In his early forties, Singh has an equally charged team, but the Kashi that he got in his hands was not an impressive one. “Bharatendu Harishchandra ji wrote a poem long ago titled, Dekhi Tumri Kashi which enlisted all that was sadly wrong with the city. Unfortunately, when we took over the situation wasn’t much different,” laments Singh.
Be it illegal occupancy, dismal rents, dilapidated structures, encroachments, subletting of spaces to hippies, at places even illegal activities like drug peddling, dirty streets, stray animals all over — the list was endless, the scene, irksome, to say the least. “The one who suffered the most was the pilgrim. Imagine taking a dip in the Ganga and wanting to head in that spiritually charged mode to the temple, but you instead have to push through the ruckus, find your way through the narrow lanes and you end up stepping on cow dung and drag yourself that way to the temple,” says a visibly upset Singh. This had to change, he says and that is what they aimed for. “The place can’t change overnight but people can and that’s what we started doing. Thankfully, change has set in and as the project comes alive one will see a different Kashi,” he assures.
The piles of debris, the mounds of mud, the relentless work of ‘making way’ for the grand dream to turn into a reality, is just the beginning.

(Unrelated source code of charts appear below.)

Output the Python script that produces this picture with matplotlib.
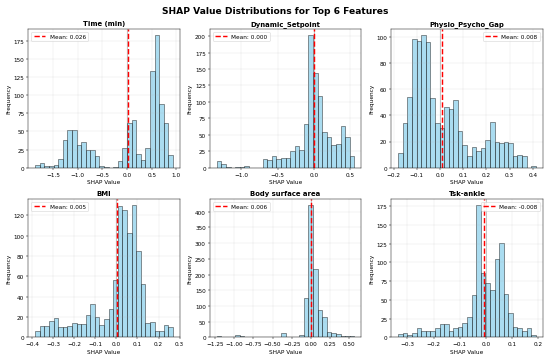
import numpy as np
import matplotlib
matplotlib.use("Agg")
from matplotlib import pyplot as plt

features = ["Time (min)", "Dynamic_Setpoint", "Physio_Psycho_Gap",
            "BMI", "Body surface area", "Tsk-ankle"]
means = [0.026, 0.000, 0.008, 0.005, 0.006, -0.008]
legend_loc = ["upper left", "upper left", "upper right",
              "upper left", "upper left", "upper right"]

# histogram range (min, max) and bin counts, 30 bins each
ranges = [(-1.86, 0.93), (-1.34, 0.556), (-0.18, 0.413),
          (-0.385, 0.268), (-1.23, 0.57), (-0.335, 0.19)]

counts_time = [4, 6, 2, 3, 4, 12, 38, 52, 52, 31, 36, 24, 24, 16, 3,
               1, 0, 1, 9, 27, 62, 66, 19, 11, 27, 133, 182, 88, 62, 18]
counts_setpoint = [10, 6, 1, 0, 1, 1, 2, 0, 0, 0, 13, 12, 18, 13, 14,
                   14, 26, 33, 27, 66, 201, 144, 109, 55, 47, 34, 36, 64, 47, 18]
counts_gap = [11, 34, 54, 98, 97, 101, 96, 53, 34, 30, 46, 45, 52, 28, 17,
              9, 16, 13, 15, 21, 35, 20, 19, 20, 19, 9, 10, 9, 0, 1]
counts_bmi = [6, 11, 11, 16, 19, 10, 10, 11, 14, 13, 13, 22, 33, 20, 12,
              18, 28, 57, 129, 125, 103, 130, 85, 53, 14, 15, 6, 6, 12, 10]
counts_bsa = [6, 3, 3, 3, 8, 5, 0, 0, 0, 0, 0, 0, 0, 0, 15,
              2, 0, 0, 8, 125, 420, 217, 88, 64, 17, 13, 11, 6, 5, 5]
counts_ankle = [5, 6, 3, 6, 12, 9, 8, 9, 12, 18, 18, 9, 13, 14, 19,
                27, 57, 176, 86, 72, 63, 104, 126, 58, 32, 14, 12, 9, 12, 3]

all_counts = [counts_time, counts_setpoint, counts_gap,
              counts_bmi, counts_bsa, counts_ankle]

fig, axes = plt.subplots(2, 3, figsize=(13.3, 8.73), dpi=41.35)
axes = axes.flatten()

for i, ax in enumerate(axes):
    lo, hi = ranges[i]
    edges = np.linspace(lo, hi, len(all_counts[i]) + 1)
    centers = (edges[:-1] + edges[1:]) / 2
    ax.hist(centers, bins=edges, weights=all_counts[i], alpha=0.7,
            color="skyblue", edgecolor="black", linewidth=1)
    ax.axvline(0, color="black", linestyle="-", alpha=0.3, linewidth=1.2)
    ax.axvline(means[i], color="red", linestyle="--", linewidth=2.5,
               label=f"Mean: {means[i]:.3f}")
    ax.set_title(features[i], fontsize=12, fontweight="bold")
    ax.set_xlabel("SHAP Value")
    ax.set_ylabel("Frequency")
    ax.legend(loc=legend_loc[i])
    ax.grid(True, alpha=0.3)

plt.suptitle("SHAP Value Distributions for Top 6 Features", fontsize=16, fontweight="bold")
plt.tight_layout()
plt.savefig("out.png", dpi=41.35)
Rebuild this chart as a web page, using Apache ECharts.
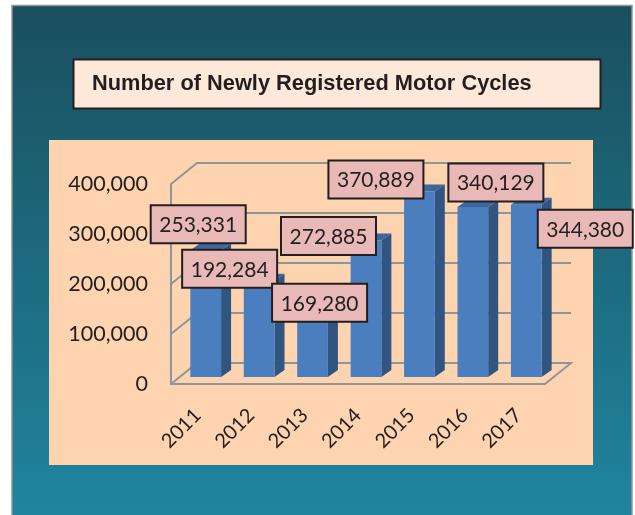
<!DOCTYPE html>
<html>
<head>
<meta charset="utf-8">
<title>Number of Newly Registered Motor Cycles</title>
<script src="https://cdn.jsdelivr.net/npm/echarts@6/dist/echarts.min.js"></script>
<style>
  html, body { margin: 0; padding: 0; background: #fff; }
  #main { width: 635px; height: 515px; }
</style>
</head>
<body>
<div id="main"></div>
<script>
var titleText = 'Number of Newly Registered Motor Cycles';
var years = ['2011', '2012', '2013', '2014', '2015', '2016', '2017'];
var registered = [253331, 192284, 169280, 272885, 370889, 340129, 344380];
var yTicks = [0, 100000, 200000, 300000, 400000];

// where each callout sits relative to the top of its bar
var calloutOffsetX = [-7.5, -29.5, 7, -37.5, -43.5, 23, 59];
var calloutOffsetY = [-26, -12, 10.5, -4.5, -12, -24.5, 24];

// fake 3d: back wall depth, and how far the bars stand in from the front edge
var wallDx = 26, wallDy = -21;
var barInX = 8, barInY = -7;
var barDx = 10, barDy = -7;

var chart = echarts.init(document.getElementById('main'));

function wallItem(params, api) {
    var cs = params.coordSys;
    var y = api.coord([0, api.value(1)])[1];
    var left = cs.x, right = cs.x + cs.width;
    var pts = [[left, y], [left + wallDx, y + wallDy], [right + wallDx, y + wallDy]];
    if (api.value(1) === 0) {
        pts = [[right, y], [right + wallDx, y + wallDy], [left + wallDx, y + wallDy], [left, y]];
    }
    return {
        type: 'polyline',
        shape: { points: pts },
        style: { stroke: '#8f9796', lineWidth: 2, fill: null }
    };
}

function barItem(params, api) {
    var top = api.coord([api.value(0), api.value(1)]);
    var base = api.coord([api.value(0), 0]);
    var w = api.size([1, 0])[0] * 0.575;
    var x0 = top[0] - w / 2 + barInX, x1 = x0 + w;
    var yT = top[1] + barInY, yB = base[1] + barInY;
    return {
        type: 'group',
        children: [
            { type: 'polygon', shape: { points: [[x1, yT], [x1 + barDx, yT + barDy], [x1 + barDx, yB + barDy], [x1, yB]] }, style: { fill: '#2f5580' } },
            { type: 'polygon', shape: { points: [[x0, yT], [x0 + barDx, yT + barDy], [x1 + barDx, yT + barDy], [x1, yT]] }, style: { fill: '#3b689c' } },
            { type: 'rect', shape: { x: x0, y: yT, width: w, height: yB - yT }, style: { fill: '#4a7ebf' } }
        ]
    };
}

function calloutItem(params, api) {
    var i = params.dataIndex;
    var top = api.coord([api.value(0), api.value(1)]);
    var cx = top[0] + barInX + calloutOffsetX[i];
    var cy = top[1] + barInY + calloutOffsetY[i];
    return {
        type: 'group',
        children: [
            { type: 'rect', shape: { x: cx - 47.5, y: cy - 19, width: 95, height: 38 }, style: { fill: '#e8b9b6', stroke: '#231f20', lineWidth: 2 } },
            { type: 'text', style: { x: cx, y: cy + 1, text: registered[i].toLocaleString('en-US'), align: 'center', verticalAlign: 'middle', fill: '#231f20', font: '21px Lato' } }
        ]
    };
}

chart.setOption({
    animation: false,
    title: {
        text: titleText,
        left: 87,
        top: 68,
        textStyle: { color: '#231f20', fontFamily: 'Liberation Sans', fontWeight: 'bold', fontSize: 21.8 }
    },
    graphic: [
        {
            type: 'rect', z: 0,
            shape: { x: 12, y: 5.5, width: 620, height: 512 },
            style: {
                stroke: '#8f9796', lineWidth: 1.5,
                fill: { type: 'linear', x: 0, y: 0, x2: 0, y2: 1, colorStops: [
                    { offset: 0, color: '#1a4f5e' },
                    { offset: 1, color: '#20859f' }
                ] }
            }
        },
        { type: 'rect', z: 0, shape: { x: 49, y: 140, width: 544, height: 325 }, style: { fill: '#fdd3b0' } },
        { type: 'rect', z: 0, shape: { x: 73.5, y: 59.5, width: 527, height: 49 }, style: { fill: '#fde8d9', stroke: '#231f20', lineWidth: 2 } }
    ],
    grid: { left: 171, right: 90, top: 184, bottom: 131 },
    xAxis: {
        type: 'category',
        data: years,
        axisTick: { show: false },
        axisLine: { lineStyle: { color: '#8f9796', width: 2 } },
        axisLabel: { rotate: 45, margin: 28, color: '#231f20', fontFamily: 'Lato', fontSize: 20 }
    },
    yAxis: {
        type: 'value',
        min: 0,
        max: 400000,
        interval: 100000,
        splitLine: { show: false },
        axisTick: { show: false },
        axisLine: { show: true, lineStyle: { color: '#8f9796', width: 2 } },
        axisLabel: {
            margin: 23, color: '#231f20', fontFamily: 'Lato', fontSize: 21.5,
            formatter: function (v) { return v.toLocaleString('en-US'); }
        }
    },
    series: [
        { type: 'custom', z: 1, silent: true, renderItem: wallItem, data: yTicks.map(function (v) { return [0, v]; }) },
        { type: 'custom', z: 2, renderItem: barItem, data: registered.map(function (v, i) { return [i, v]; }) },
        { type: 'custom', z: 5, renderItem: calloutItem, data: registered.map(function (v, i) { return [i, v]; }) }
    ]
});
</script>
</body>
</html>
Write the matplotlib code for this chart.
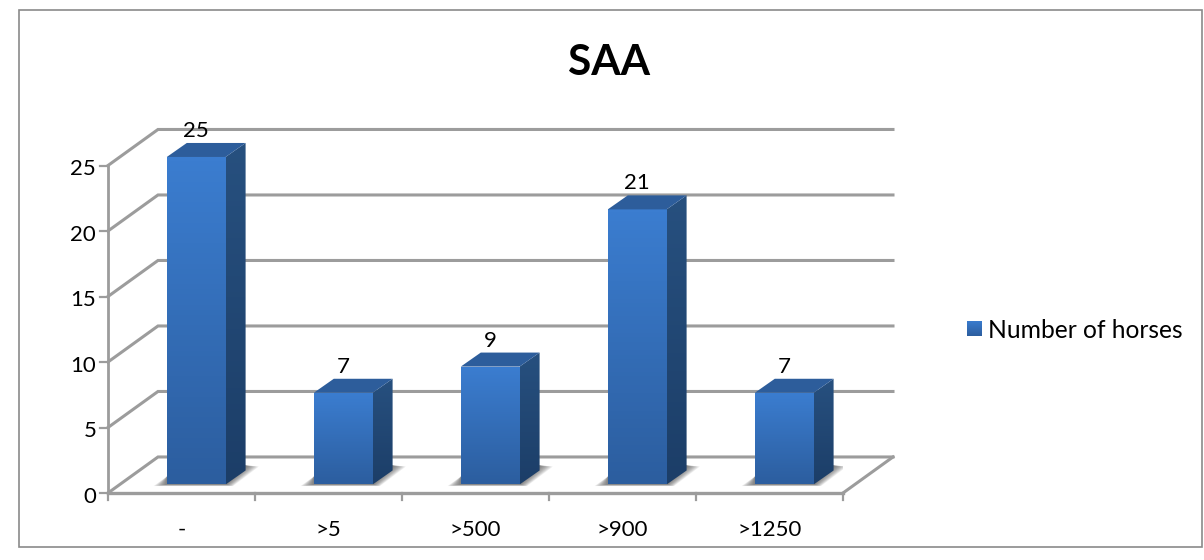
import numpy as np
import matplotlib
matplotlib.use("Agg")
import matplotlib.pyplot as plt
from matplotlib.patches import Polygon, Rectangle
from matplotlib.colors import LinearSegmentedColormap

categories = ["-", ">5", ">500", ">900", ">1250"]
horses = [25, 7, 9, 21, 7]
y_ticks = [0, 5, 10, 15, 20, 25]
series_name = "Number of horses"
title = "SAA"

W, H = 1204, 560
GRID = "#9c9c9c"

# oblique 3D look: how far the back wall is shifted from the front plane
WALL_DX = 0.34
WALL_DY = 2.75
# bars stand a little in from the front edge of the floor
BAR_W = 0.40
BAR_DX = 0.10
BAR_DY = 0.65
SIDE_DX = 0.136
SIDE_DY = 1.07

front_cm = LinearSegmentedColormap.from_list("front", ["#3b7dd0", "#2c5e9f"])
side_cm = LinearSegmentedColormap.from_list("side", ["#27507f", "#1c3e68"])

plt.rcParams["font.family"] = ["Lato", "DejaVu Sans"]

fig = plt.figure(figsize=(W / 100, H / 100), dpi=100)

# outer chart frame
fig.add_artist(Rectangle((19 / W, 1 - 547 / H), 1183 / W, 537 / H, transform=fig.transFigure,
                         fc="white", ec="#8a8a8a", lw=1.2, zorder=-1))

ax = fig.add_axes([108 / W, 1 - 493 / H, 735 / W, 327.5 / H])
ax.patch.set_visible(False)
ax.axis("off")


def gradient(poly, cmap, x0, x1, y0, y1, zorder):
    im = ax.imshow(np.linspace(0, 1, 64).reshape(-1, 1), cmap=cmap, aspect="auto",
                   extent=(x0, x1, y0, y1), origin="upper", zorder=zorder)
    patch = Polygon(poly, transform=ax.transData, fc="none", ec="none")
    ax.add_patch(patch)
    im.set_clip_path(patch)
    # the tallest bar pokes out above the axes box
    im.set_clip_box(fig.bbox)


# gridlines run along the back wall and down the left side wall
n = len(categories)
for v in y_ticks:
    ax.plot([0, WALL_DX, n + WALL_DX], [v, v + WALL_DY, v + WALL_DY],
            color=GRID, lw=2.2, clip_on=False, zorder=1, solid_joinstyle="miter")
    ax.plot([-0.055, 0], [v, v], color=GRID, lw=1.6, clip_on=False, zorder=1)

# floor and axes
ax.plot([n, n + WALL_DX], [0, WALL_DY], color=GRID, lw=2.2, clip_on=False, zorder=1)
ax.plot([0, n], [0, 0], color=GRID, lw=2.4, clip_on=False, zorder=2)
ax.plot([0, 0], [0, 25], color=GRID, lw=2.0, clip_on=False, zorder=2)
for i in range(n + 1):
    ax.plot([i, i], [0, -0.55], color=GRID, lw=1.6, clip_on=False, zorder=2)

for i, val in enumerate(horses):
    x0 = i + 0.5 - BAR_W / 2 + BAR_DX
    x1 = x0 + BAR_W
    y0 = BAR_DY
    top = val + BAR_DY

    # soft shadow on the floor, built up from stacked translucent layers
    for k in np.linspace(1, 0.1, 10):
        ax.add_patch(Polygon([(x0 - 0.09 * k, y0 - 0.12 * k), (x1 + 0.05 * k, y0 - 0.12 * k),
                              (x1 + SIDE_DX + 0.09 * k, y0 + SIDE_DY + 0.3),
                              (x1 + SIDE_DX, y0 + SIDE_DY + 0.4), (x0, y0 + 0.6)],
                             fc="#3c3c3c", ec="none", alpha=0.09, zorder=3))

    gradient([(x0, y0), (x1, y0), (x1, top), (x0, top)], front_cm, x0, x1, y0, top, 5)
    gradient([(x1, y0), (x1 + SIDE_DX, y0 + SIDE_DY), (x1 + SIDE_DX, top + SIDE_DY), (x1, top)],
             side_cm, x1, x1 + SIDE_DX, y0, top + SIDE_DY, 5)
    ax.add_patch(Polygon([(x0, top), (x1, top), (x1 + SIDE_DX, top + SIDE_DY), (x0 + SIDE_DX, top + SIDE_DY)],
                         fc="#2d5d9b", ec="none", zorder=5, clip_on=False))

    ax.text((x0 + x1) / 2, top + SIDE_DY + 0.15, str(val), ha="center", va="bottom",
            fontsize=16, color="black", zorder=6, clip_on=False)

for v in y_ticks:
    ax.text(-0.08, v - 0.27, str(v), ha="right", va="center", fontsize=16, color="black", clip_on=False)
for i, c in enumerate(categories):
    ax.text(i + 0.5, -2.8, c, ha="center", va="center", fontsize=16, color="black", clip_on=False)

# imshow resets the limits, so they are fixed last
ax.set_xlim(0, n)
ax.set_ylim(0, 25)

fig.text(609 / W, 1 - 63 / H, title, ha="center", va="center", fontsize=30.5, fontweight="bold", color="black")

# legend swatch and label
leg = fig.add_axes([967 / W, 1 - 336 / H, 15 / W, 15 / H])
leg.imshow(np.linspace(0, 1, 32).reshape(-1, 1), cmap=front_cm, aspect="auto")
leg.axis("off")
fig.text(988 / W, 1 - 331 / H, series_name, ha="left", va="center", fontsize=17.7, color="black")

fig.savefig("out.png", dpi=100)
plt.close(fig)
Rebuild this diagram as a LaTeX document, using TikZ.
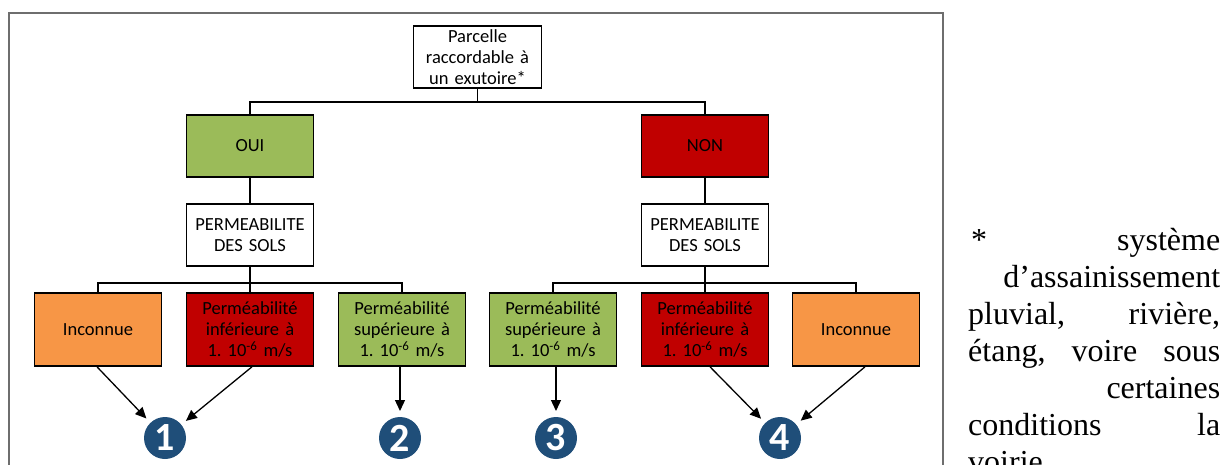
\documentclass[tikz,border=0pt]{standalone}
\usepackage{fontspec}
\setmainfont{Carlito}
\newfontfamily\notefont{Liberation Serif}
\usetikzlibrary{arrows.meta}
\definecolor{okgreen}{HTML}{9BBB59}
\definecolor{kored}{HTML}{C00000}
\definecolor{unkorange}{HTML}{F79646}
\definecolor{navyblue}{HTML}{1F4E79}
\definecolor{framegray}{HTML}{6E6E6E}
\frenchspacing
\begin{document}
\begin{tikzpicture}[x=1pt,y=-1pt,
  box/.style={draw=black,line width=1.6pt,inner sep=2pt,align=center,
    font=\fontsize{18.5}{21}\selectfont,minimum width=127pt,text width=122pt},
  rootbox/.style={box,minimum width=128pt,minimum height=62pt,fill=white},
  levelbox/.style={box,minimum height=62pt},
  leafbox/.style={box,minimum height=73pt},
  link/.style={line width=1.6pt},
  arr/.style={line width=1.3pt,-{Triangle[length=11pt,width=10pt]}},
  num/.style={circle,fill=navyblue,minimum size=42pt,inner sep=0pt,outer sep=6pt,
    text=white,font=\fontsize{40}{40}\selectfont\bfseries},
  note/.style={anchor=base west,inner sep=0pt,font=\notefont\fontsize{32}{37}\selectfont}]
\useasboundingbox (0,0) rectangle (1224,464);
\draw[framegray,line width=1.6pt] (9,470) -- (9,13) -- (943,13) -- (943,470);

\node[rootbox] (root) at (477.5,57) {Parcelle\\raccordable à\\un exutoire*};
\node[levelbox,fill=okgreen] (oui) at (250,146) {OUI};
\node[levelbox,fill=kored] (non) at (705,146) {NON};
\node[levelbox,fill=white] (p1) at (250,235) {PERMEABILITE\\DES SOLS};
\node[levelbox,fill=white] (p2) at (705,235) {PERMEABILITE\\DES SOLS};

\node[leafbox,fill=unkorange] (in1) at (98,329.5) {Inconnue};
\node[leafbox,fill=kored] (r1) at (250,329.5) {Perméabilité\\inférieure à\\1. 10\textsuperscript{-6} m/s};
\node[leafbox,fill=okgreen] (g1) at (402,329.5) {Perméabilité\\supérieure à\\1. 10\textsuperscript{-6} m/s};
\node[leafbox,fill=okgreen] (g2) at (553,329.5) {Perméabilité\\supérieure à\\1. 10\textsuperscript{-6} m/s};
\node[leafbox,fill=kored] (r2) at (705,329.5) {Perméabilité\\inférieure à\\1. 10\textsuperscript{-6} m/s};
\node[leafbox,fill=unkorange] (in2) at (856,329.5) {Inconnue};

\node[num] (c1) at (165,438) {1};
\node[num] (c2) at (400,438) {2};
\node[num] (c3) at (556,438) {3};
\node[num] (c4) at (780,438) {4};

\draw[link] (root.south) -- ++(0,13) -| (oui.north);
\draw[link] (root.south) -- ++(0,13) -| (non.north);
\draw[link] (oui.south) -- (p1.north);
\draw[link] (non.south) -- (p2.north);
\draw[link] (p1.south) -- ++(0,16) -| (in1.north);
\draw[link] (p1.south) -- ++(0,16) -| (g1.north);
\draw[link] (p1.south) -- (r1.north);
\draw[link] (p2.south) -- ++(0,16) -| (g2.north);
\draw[link] (p2.south) -- ++(0,16) -| (in2.north);
\draw[link] (p2.south) -- (r2.north);

\draw[arr] ([xshift=-1pt]in1.south) -- (c1);
\draw[arr] ([xshift=2pt]r1.south) -- (c1);
\draw[arr] (c2 |- g1.south) -- (c2);
\draw[arr] (c3 |- g2.south) -- (c3);
\draw[arr] ([xshift=5pt]r2.south) -- (c4);
\draw[arr] ([xshift=9pt]in2.south) -- (c4);

\node[note] (n1) at (968,250) {\hbox to 252pt{\hspace{3pt}*\hfill système}};
\node[note] (n2) at (968,287) {\hbox to 252pt{\hfill d’assainissement}};
\node[note] (n3) at (968,324) {\hbox to 252pt{pluvial,\hfill rivière,}};
\node[note] (n4) at (968,361) {\hbox to 252pt{étang,\hfill voire\hfill sous}};
\node[note] (n5) at (968,398) {\hbox to 252pt{\hfill certaines}};
\node[note] (n6) at (968,435) {\hbox to 252pt{conditions\hfill la}};
\node[note] (n7) at (968,472) {\hbox to 252pt{voirie\hfill}};
\end{tikzpicture}
\end{document}
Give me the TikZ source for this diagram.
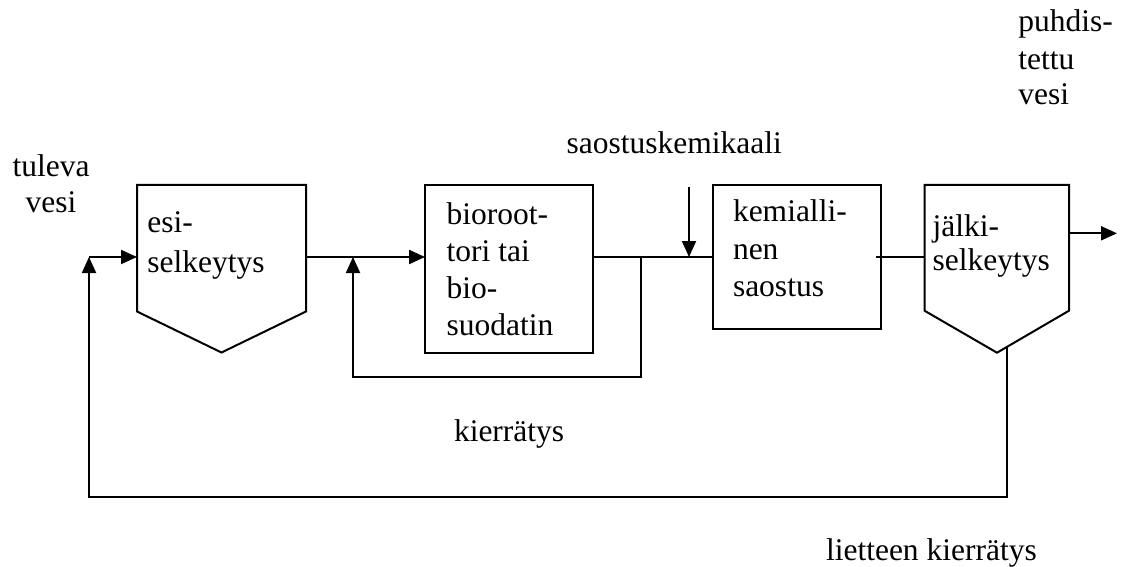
\documentclass[tikz,border=0pt]{standalone}
\usepackage{fontspec}
\setmainfont{Liberation Serif}
\usetikzlibrary{arrows.meta}
\begin{document}
\begin{tikzpicture}[x=1pt,y=-1pt,
  ln/.style={line width=2pt,line join=miter},
  arr/.style={ln,-{Triangle[length=16pt,width=14pt]}},
  box/.style={ln,draw,rectangle,inner sep=0pt,outer sep=0pt},
  lbl/.style={inner sep=0pt,outer sep=0pt,anchor=base west,font=\fontsize{31.5}{37}\selectfont},
  lblc/.style={lbl,anchor=base}]
\useasboundingbox (0,0) rectangle (1125,567);
% clarifier shapes
\coordinate (esiNW) at (137,185);
\coordinate (esiNE) at (306,185);
\coordinate (esiSE) at (306,311.5);
\coordinate (esiS) at (221.5,352.5);
\coordinate (esiSW) at (137,311.5);
\coordinate (esiW) at (137,257);
\coordinate (esiE) at (306,257);
\draw[ln] (esiNW) -- (esiNE) -- (esiSE) -- (esiS) -- (esiSW) -- cycle;
\coordinate (jalNW) at (924.5,185);
\coordinate (jalNE) at (1069,185);
\coordinate (jalSE) at (1069,310.7);
\coordinate (jalS) at (997,352.7);
\coordinate (jalSW) at (924.5,310.7);
\coordinate (jalW) at (924.5,257);
\coordinate (jalE) at (1069,233.3);
\coordinate (jalOut) at (1006.5,347.2);
\draw[ln] (jalNW) -- (jalNE) -- (jalSE) -- (jalS) -- (jalSW) -- cycle;
% rectangular units
\node[box,minimum width=168.3pt,minimum height=167.7pt] (bio) at (509.2,268.9) {};
\node[box,minimum width=168.5pt,minimum height=144pt] (kem) at (796.75,257) {};
% junction coordinates
\coordinate (inJ) at (89,257);
\coordinate (botL) at (89,497);
\coordinate (botR) at (1006.5,497);
\coordinate (recJ) at (353,257);
\coordinate (recBL) at (353,377);
\coordinate (recBR) at (641,377);
\coordinate (brJ) at (641,257);
\coordinate (chemTop) at (689,187);
\coordinate (chemJ) at (689,257);
\coordinate (outEnd) at (1117,233.3);
% connectors
\draw[arr] (inJ) -- (esiW);
\draw[arr] (jalOut) -- (botR) -- (botL) -- (inJ);
\draw[arr] (esiE) -- (bio.west |- esiE);
\draw[arr] (brJ) -- (recBR) -- (recBL) -- (recJ);
\draw[ln] (bio.east |- brJ) -- (kem.west |- brJ);
\draw[arr] (chemTop) -- (chemJ);
\draw[ln] (876,257) coordinate (kemOut) -- (jalW);
\draw[arr] (jalE) -- (outEnd);
% labels
\node[lblc] (t1) at (51,176) {tuleva};
\node[lblc] (t2) at (51,212) {vesi};
\node[lbl] (e1) at (147.3,233) {esi-};
\node[lbl] (e2) at (147.3,272) {selkeytys};
\node[lbl] (b1) at (446.7,224) {bioroot-};
\node[lbl] (b2) at (446.7,261.7) {tori tai};
\node[lbl] (b3) at (446.7,298) {bio-};
\node[lbl] (b4) at (446.7,335) {suodatin};
\node[lbl] (k1) at (733,222) {kemialli-};
\node[lbl] (k2) at (733,259.5) {nen};
\node[lbl] (k3) at (733,296.7) {saostus};
\node[lbl] (j1) at (932.7,236.7) {jälki-};
\node[lbl] (j2) at (932.7,270.7) {selkeytys};
\node[lbl] (p1) at (1018.3,32) {puhdis-};
\node[lbl] (p2) at (1018.3,70) {tettu};
\node[lbl] (p3) at (1018.3,105) {vesi};
\node[lbl] (sk) at (566.7,153.3) {saostuskemikaali};
\node[lbl] (kr) at (454,441.7) {kierrätys};
\node[lbl] (lk) at (826,560) {lietteen kierrätys};
\end{tikzpicture}
\end{document}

But this was the much needed power packed start. The ‘destruction’ was the biggest challenge, the elephant in the room. But it was also the most important aspect of the Kashi corridor project. There was no way for the ‘avimukt kshtera’, the land of liberation, to reclaim its original glory unless it lets go of its recent past.
“Benaras is older than history, older than tradition, older than legend and looks twice as old as all of them put together,” remarked Mark Twain. So if this land that people come to breathe their last, this land of the lord of destruction, this land that is as old as time had to be revived, destruction was inevitable. That the current regime has managed to set the ball rolling shows that it gets the point- that for shrishti (creation) to happen, stithi (situation) had to be changed, for which laya (destruction) was inevitable. Shambho!